SAN DIEGO — I’ve probably heard it said 10 times over the last few days in the lead up to the NLCS… that the Padres and Phillies, both Wild Card teams in large markets that have spent their way into contention, have a lot in common.
And at first glance, it’s a reasonable comparison to make.
The teams finished pretty close together in the standings and each has been making splash after splash during the last few offseasons and trade deadlines. According to Spotrac.com, the Phillies ($172m) and Padres ($167m) have the second and third highest payrolls this season respectively, behind only the Mets.
But when you look a little deeper, you can see there are some major differences — the most noteworthy of which is that the Phillies have actually harnessed their own cheap talent and the Padres have not.
Yes, we said it. The Phillies, who have notoriously drafted horribly and have been forced to bail on several of their most recent top prospects (ranging from J.P. Crawford to Adam Haseley to Mickey Moniak) have seven times as many homegrown players in the postseason than San Diego does.
|Via free agency||7||9|
|Via farm system||1||7|
For this informal data set we just looked at player who’ve appeared in a game in the NLDS to keep it to relevant players. The Padres have Steven Wilson, a 2018 draftee, as their lone developed prospect. The Phillies have Aaron Nola, Rhys Hoskins, Alec Bohm, Bryson Stott, Seranthony Dominguez, Ranger Suarez and Matt Vierling.

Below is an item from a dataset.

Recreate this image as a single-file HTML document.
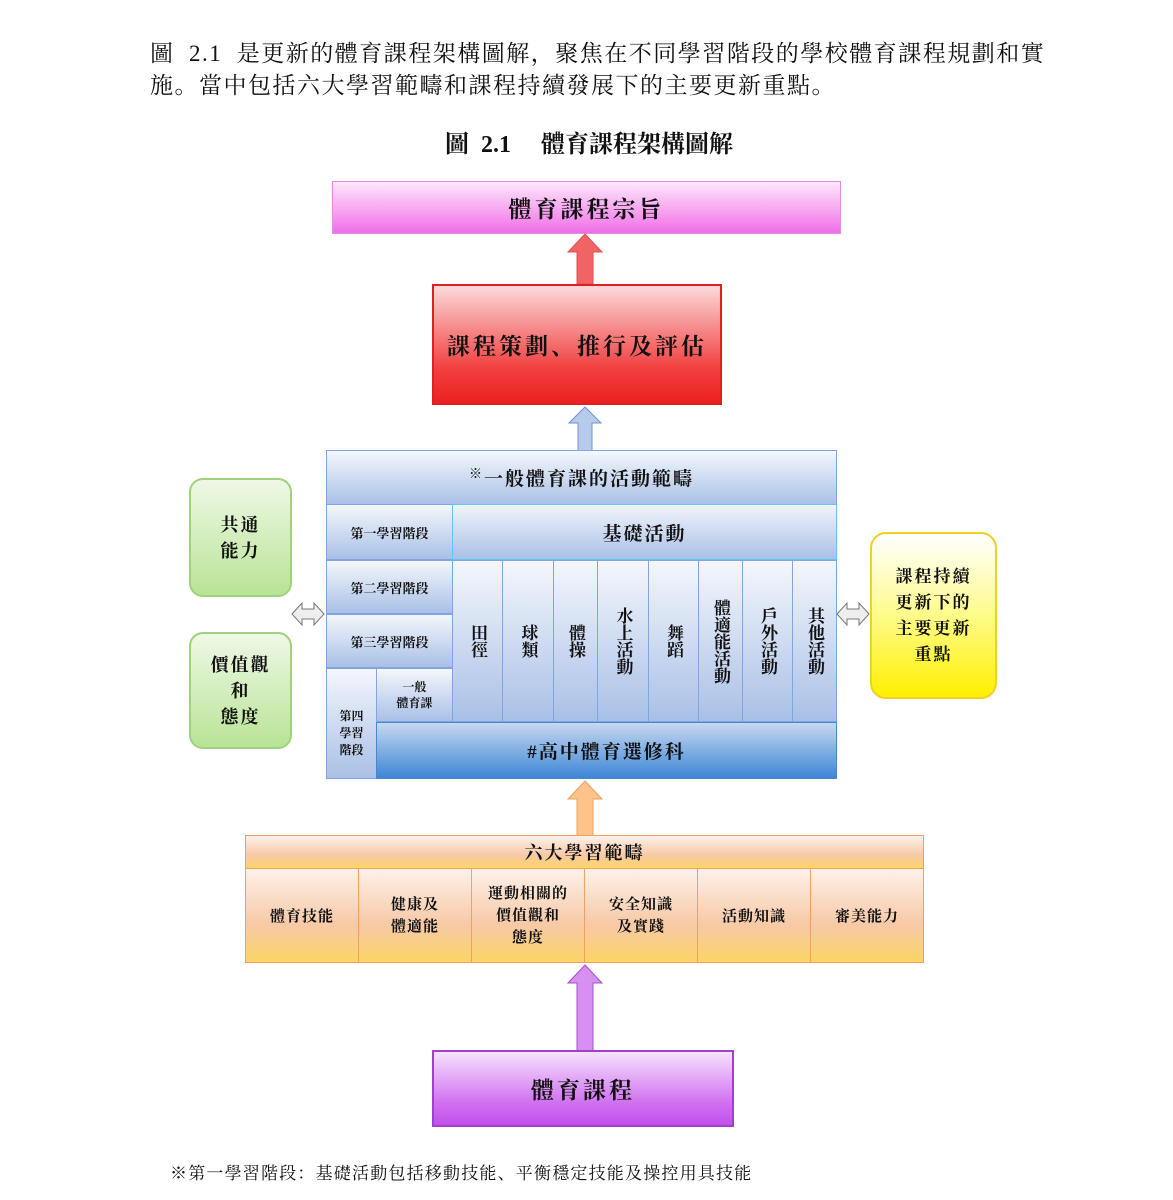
<!DOCTYPE html>
<html><head><meta charset="utf-8"><style>
body{margin:0;width:1173px;height:1200px;background:#fff;position:relative;overflow:hidden;font-family:"Liberation Serif","Noto Serif CJK SC","Noto Sans CJK TC",serif;color:#111}
.a{position:absolute;box-sizing:border-box}
.c{display:flex;align-items:center;justify-content:center;text-align:center;font-weight:bold}
.p{font-size:23px;left:150px;white-space:nowrap;letter-spacing:1.5px}
.bl{background:linear-gradient(#f4f7fc,#a9c0e6);border:1px solid #7fa6e0}
.v{writing-mode:vertical-rl;text-orientation:upright;font-size:17px;letter-spacing:0px}
.or{background:linear-gradient(#fdf1ea,#f7c9a6 60%,#fcd466);border:1px solid #f2a060}
</style></head><body>
<div class="a p" style="top:35px">圖&nbsp;&nbsp;2.1&nbsp;&nbsp;是更新的體育課程架構圖解，聚焦在不同學習階段的學校體育課程規劃和實</div>
<div class="a p" style="top:67px">施。當中包括六大學習範疇和課程持續發展下的主要更新重點。</div>
<div class="a" style="left:445px;top:124px;font-size:24px;font-weight:bold;white-space:nowrap">圖&nbsp;&nbsp;2.1&nbsp;&nbsp;&nbsp;&nbsp;&nbsp;體育課程架構圖解</div>

<div class="a c" style="left:332px;top:181px;width:509px;height:53px;background:linear-gradient(#fde8fb,#f06ee8);border:1px solid #e58be0;font-size:23px;letter-spacing:3px">體育課程宗旨</div>
<svg class="a" style="left:565px;top:232px" width="40" height="54"><path d="M20 2 L37 20 L28 20 L28 52 L12 52 L12 20 L3 20 Z" fill="#f06464" stroke="#e05050"/></svg>
<div class="a c" style="left:432px;top:284px;width:290px;height:121px;background:linear-gradient(#fbdada,#f14040 70%,#ec2020);border:2px solid #e02020;font-size:23px;letter-spacing:3px">課程策劃、推行及評估</div>
<svg class="a" style="left:567px;top:405px" width="36" height="46"><path d="M18 2 L34 18 L25 18 L25 46 L11 46 L11 18 L2 18 Z" fill="#b7cbea" stroke="#6f93cf"/></svg>

<div class="a c bl" style="left:326px;top:450px;width:511px;height:55px;font-size:19px;letter-spacing:2px"><span style="font-size:13px;vertical-align:top;margin-top:-10px">※</span>一般體育課的活動範疇</div>
<div class="a c bl" style="left:326px;top:504px;width:127px;height:56px;font-size:13px">第一學習階段</div>
<div class="a c bl" style="left:452px;top:504px;width:385px;height:56px;font-size:19px;letter-spacing:2px;background:linear-gradient(#f0f4fb,#a9c0e6);border-color:#5fc8f0">基礎活動</div>
<div class="a c bl" style="left:326px;top:560px;width:127px;height:54px;font-size:13px">第二學習階段</div>
<div class="a c bl" style="left:326px;top:614px;width:127px;height:54px;font-size:13px">第三學習階段</div>
<div class="a c bl" style="left:326px;top:668px;width:51px;height:111px;font-size:12px;line-height:17px;padding-top:20px">第四<br>學習<br>階段</div>
<div class="a c bl" style="left:376px;top:668px;width:77px;height:54px;font-size:12px;line-height:16px">一般<br>體育課</div>
<div class="a c bl v" style="left:452px;top:560px;width:51px;height:162px">田徑</div>
<div class="a c bl v" style="left:502px;top:560px;width:52px;height:162px">球類</div>
<div class="a c bl v" style="left:553px;top:560px;width:45px;height:162px">體操</div>
<div class="a c bl v" style="left:597px;top:560px;width:52px;height:162px">水上活動</div>
<div class="a c bl v" style="left:648px;top:560px;width:51px;height:162px">舞蹈</div>
<div class="a c bl v" style="left:698px;top:560px;width:45px;height:162px">體適能活動</div>
<div class="a c bl v" style="left:742px;top:560px;width:51px;height:162px">戶外活動</div>
<div class="a c bl v" style="left:792px;top:560px;width:45px;height:162px">其他活動</div>
<div class="a c" style="left:376px;top:722px;width:461px;height:57px;background:linear-gradient(#c6d8f0,#3d86d6);border:1px solid #4a86d0;font-size:19px;letter-spacing:2px">#高中體育選修科</div>

<div class="a c" style="left:189px;top:478px;width:103px;height:119px;border-radius:14px;background:linear-gradient(#eff8e6,#b8e496);border:2px solid #9fd27a;font-size:18px;line-height:26px;letter-spacing:2px">共通<br>能力</div>
<div class="a c" style="left:189px;top:632px;width:103px;height:117px;border-radius:14px;background:linear-gradient(#eff8e6,#b8e496);border:2px solid #9fd27a;font-size:18px;line-height:26px;letter-spacing:2px">價值觀<br>和<br>態度</div>
<svg class="a" style="left:290px;top:600px" width="36" height="28"><path d="M2 14 L12 3 L12 9 L24 9 L24 3 L34 14 L24 25 L24 19 L12 19 L12 25 Z" fill="#eee" stroke="#777"/></svg>
<svg class="a" style="left:835px;top:600px" width="36" height="28"><path d="M2 14 L12 3 L12 9 L24 9 L24 3 L34 14 L24 25 L24 19 L12 19 L12 25 Z" fill="#eee" stroke="#777"/></svg>
<div class="a c" style="left:870px;top:532px;width:127px;height:167px;border-radius:16px;background:linear-gradient(#fff,#fefb8a 50%,#fef000);border:2px solid #f2d020;font-size:17px;line-height:26px;letter-spacing:2px">課程持續<br>更新下的<br>主要更新<br>重點</div>

<svg class="a" style="left:565px;top:779px" width="40" height="58"><path d="M20 2 L37 20 L28 20 L28 58 L12 58 L12 20 L3 20 Z" fill="#fcc48a" stroke="#f2a060"/></svg>
<div class="a c or" style="left:245px;top:835px;width:679px;height:34px;font-size:18px;letter-spacing:2px">六大學習範疇</div>
<div class="a c or" style="left:245px;top:868px;width:114px;height:95px;font-size:15px;letter-spacing:1px">體育技能</div>
<div class="a c or" style="left:358px;top:868px;width:114px;height:95px;font-size:15px;line-height:22px;letter-spacing:1px">健康及<br>體適能</div>
<div class="a c or" style="left:471px;top:868px;width:114px;height:95px;font-size:15px;line-height:22px;letter-spacing:1px">運動相關的<br>價值觀和<br>態度</div>
<div class="a c or" style="left:584px;top:868px;width:114px;height:95px;font-size:15px;line-height:22px;letter-spacing:1px">安全知識<br>及實踐</div>
<div class="a c or" style="left:697px;top:868px;width:114px;height:95px;font-size:15px;letter-spacing:1px">活動知識</div>
<div class="a c or" style="left:810px;top:868px;width:114px;height:95px;font-size:15px;letter-spacing:1px">審美能力</div>

<svg class="a" style="left:565px;top:963px" width="40" height="88"><path d="M20 2 L37 20 L28 20 L28 88 L12 88 L12 20 L3 20 Z" fill="#d890f0" stroke="#a050d0"/></svg>
<div class="a c" style="left:432px;top:1050px;width:302px;height:77px;background:linear-gradient(#f6e2fc,#d070f0 70%,#c050ea);border:2px solid #a040d0;font-size:23px;letter-spacing:3px">體育課程</div>
<div class="a" style="left:170px;top:1159px;font-size:17px;white-space:nowrap;letter-spacing:1.2px">※第一學習階段：基礎活動包括移動技能、平衡穩定技能及操控用具技能</div>
</body></html>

The daycare guys that have gotten reps down the stretch have been key this postseason, John Middleton told PhillyVoice after the Phillies clinched the NLDS last week.
“To Rob Thomson’s credit he brought younger guys up… these guys now believe in themselves,” the principle owner of the ball club said. “They believe they belong here and that’s honestly what’s made the difference for us.”
They each have a ton of household names as well, with Juan Soto, Josh Hader and Manny Machado starring for San Diego with sluggers Bryce Harper, Kyle Schwarber, J.T. Realmuto and Nick Castellanos on the other side.
Now this doesn’t necessarily mean the Phillies roster construction process is better. The Padres clearly were able to develop enough desirable assets to acquire 14 players via trade. That’s pretty impressive in and of itself.
But it does give the Phillies a little bit of a different feel as they continue to be compared to the Padres. Their payrolls are similar, sure, but they have far fewer mercenaries and the fact that players like Harper and Realmuto (both big ticket free agent signees) are celebrating their first ever playoff success in Philadelphia is an endearing trait for fans to be sure.
These two teams also have different playing styles, with the Phillies using power pitching and power while the Padres have an all around talented pitching staff and play good defense.
On Tuesday night the Phillies road Zack Wheeler to a dominating win, which also proves that none of this matters if you don’t also have really good playoff arms.